Objectif Cinéma : J’aime
beaucoup ton film Le bord intime des foules...
Rodolphe Cobetto-Caravanes :
Moi aussi ! J’avais tourné les images du Bord intime
des foules en 1996, en Angleterre, mais il a été beaucoup
remonté depuis. Au dernier remontage, sur une idée de celle
qui n’était pas encore ma femme, j’ai viré tous les plans
où il y avait l’acteur. J’ai rajouté une musique au violoncelle
que je voulais retravailler, sampler, mais qui marchait
déjà tellement bien que je l’ai laissé telle quelle. Je
l’ai projeté à une séance Braquage, et les gens sont venus
me voir à la fin de la projection, comme éblouis. Et depuis,
j’y suis très attaché.
C’est un film sur la solitude, sur ce qui se passe quand
tu rentres chez toi et que personne ne t’attend. Il a la
durée d’une chanson, d’une chanson triste. On se retrouve
souvent dans les chansons tristes, on est bien dedans, c’est
une valeur refuge. J’aime beaucoup la musique de Palace,
très neurasthénique, ou « Nebraska » de Bruce
Springsteen, « Toutes les filles sont parties »
de Daniel Darc…
Un de mes films a manqué de s’appeler « Rifugio ».
C’était une performance. Le film passait, et je racontais
une histoire en live, façon stand up comedy.
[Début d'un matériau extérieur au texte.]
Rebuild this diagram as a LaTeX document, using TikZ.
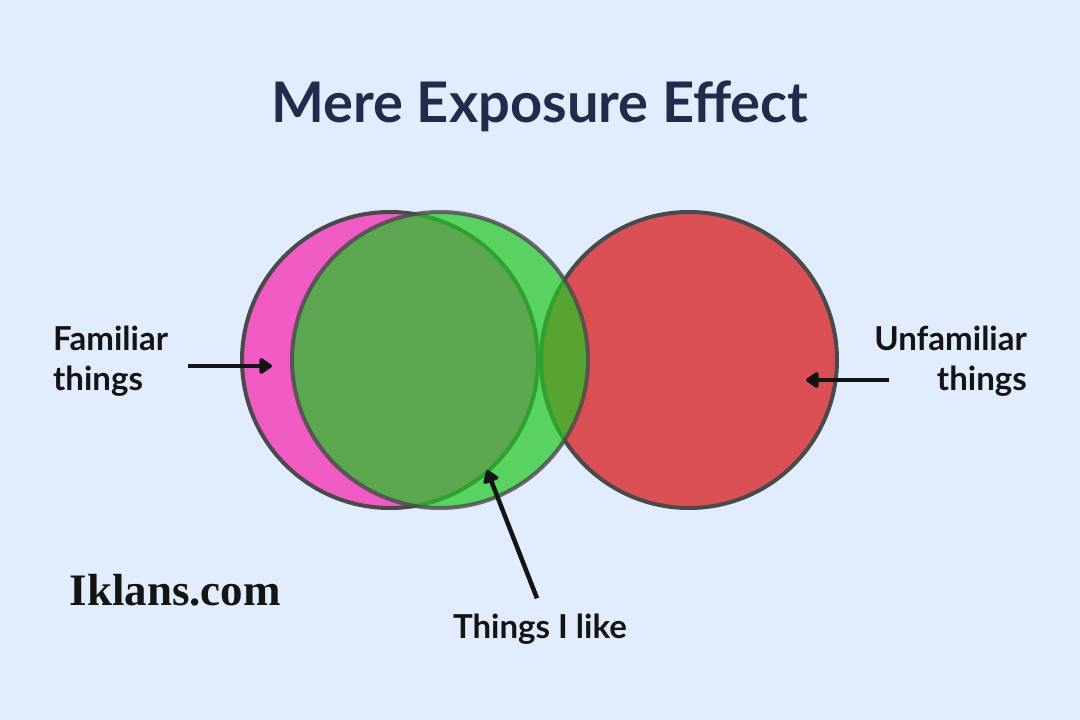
\documentclass[tikz,border=0pt]{standalone}
\usepackage{fontspec}
\setmainfont{Lato}
\newfontfamily\brandfont{Liberation Serif}
\usetikzlibrary{positioning}
\usetikzlibrary{arrows.meta}
\definecolor{bgBlue}{RGB}{225,237,253}
\definecolor{titleNavy}{RGB}{35,43,75}
\definecolor{edgeGray}{RGB}{74,74,76}
\definecolor{fillMagenta}{RGB}{240,91,196}
\definecolor{fillGreen}{RGB}{35,199,34}
\definecolor{fillRed}{RGB}{219,80,85}
\definecolor{inkBlack}{RGB}{20,20,20}
\tikzset{
    objCircle/.style={circle, minimum size=296pt, inner sep=0pt, draw=edgeGray, line width=4pt},
    objLabel/.style={font=\bfseries\fontsize{33}{40}\selectfont, text=inkBlack, inner sep=0pt},
    arrow/.style={line width=4.5pt, -{Triangle[length=14pt,width=18pt,round]}, draw=inkBlack}
}
\begin{document}
\begin{tikzpicture}[x=1pt, y=-1pt]
    \fill[bgBlue] (0,0) rectangle (1080,720);
    \useasboundingbox (0,0) rectangle (1080,720);

    \node (title) [anchor=base, font=\bfseries\fontsize{56}{60}\selectfont, text=titleNavy] at (540,122) {Mere Exposure Effect};

    \node (familiar) [objCircle, fill=fillMagenta] at (390,360) {};
    \node (unfamiliar) [objCircle, fill=fillRed] at (689,360) {};
    \node (liked) [objCircle, fill=fillGreen, fill opacity=0.71, draw opacity=0.8] at (440,360) {};

    \node (famText) [objLabel, align=left, anchor=west] at (53,361) {Familiar\\things};
    \node (unfText) [objLabel, align=right, anchor=east] at (1027,361) {Unfamiliar\\things};
    \node (likeText) [objLabel, anchor=base] at (540,638) {Things I like};
    \node (brand) [anchor=base west, font=\brandfont\bfseries\fontsize{45}{50}\selectfont, text=inkBlack] at (66,605) {Iklans.com};

    \coordinate (famTip) at (272,366);
    \coordinate (unfTip) at (806,380);
    \coordinate (likeTip) at (487,470);

    \draw [arrow] ([xshift=20pt]famText.east |- famTip) -- (famTip);
    \draw [arrow] ([xshift=15pt]unfText.west |- unfTip) -- (unfTip);
    \draw [arrow] ([xshift=-3pt,yshift=15pt]likeText.north) -- (likeTip);
\end{tikzpicture}
\end{document}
C’était l’histoire
de mon père, sur un ton comique donc, alors que c’était
très triste. La première fois que je l’ai fait, c’était
devant Les Petits Films, et j’ai senti que j’avais provoqué
des sentiments très forts, ce que je n’imaginais pas au
départ. Cette performance s’appellait Destrugere
(Détruire en italien).
J’essaye de faire quelques choses
avec Le Bord intime des foules, j’aimerais qu’il
ait une vie comme Twentuno, mais financièrement ce
n’est pas le même cas de figure. Twentuno a eu une histoire incroyable : Je l’ai
présenté au Thecif qui m’a subventionné, j’ai été suivi
par une maison de production, le labo a tiré trois copies
au lieu de deux, le RADI (à la maison du film court) l’a
pris, a tiré dix copies pour pouvoir le passer dans tous
les cinémas Art et Essai de France. Mais ce n’est pas le
cas pour Le Bord intime des foules.
Entre temps j’ai fait Ajar (film de found-footage
à partir d’un film porno) spécialement pour l’ouverture
d’une séance Braquage qui s’intitulait « Les Feux de
l’amour ». Au début, je l’ai fait en dilettante, il
ne devait être montré que là, une seule fois. Finalement,
je me suis pris au jeu et je l’ai travaillé à fond. Les
gens ont aussi beaucoup aimé. Je l’ai aussi passé à la FEMIS
(!) et il a bien marché. Depuis Les Petits Films, j’ai en
attente pas mal de films commencés, mais pas finis, auxquels
je tiens. J’en ai aussi détruit ou donné beaucoup.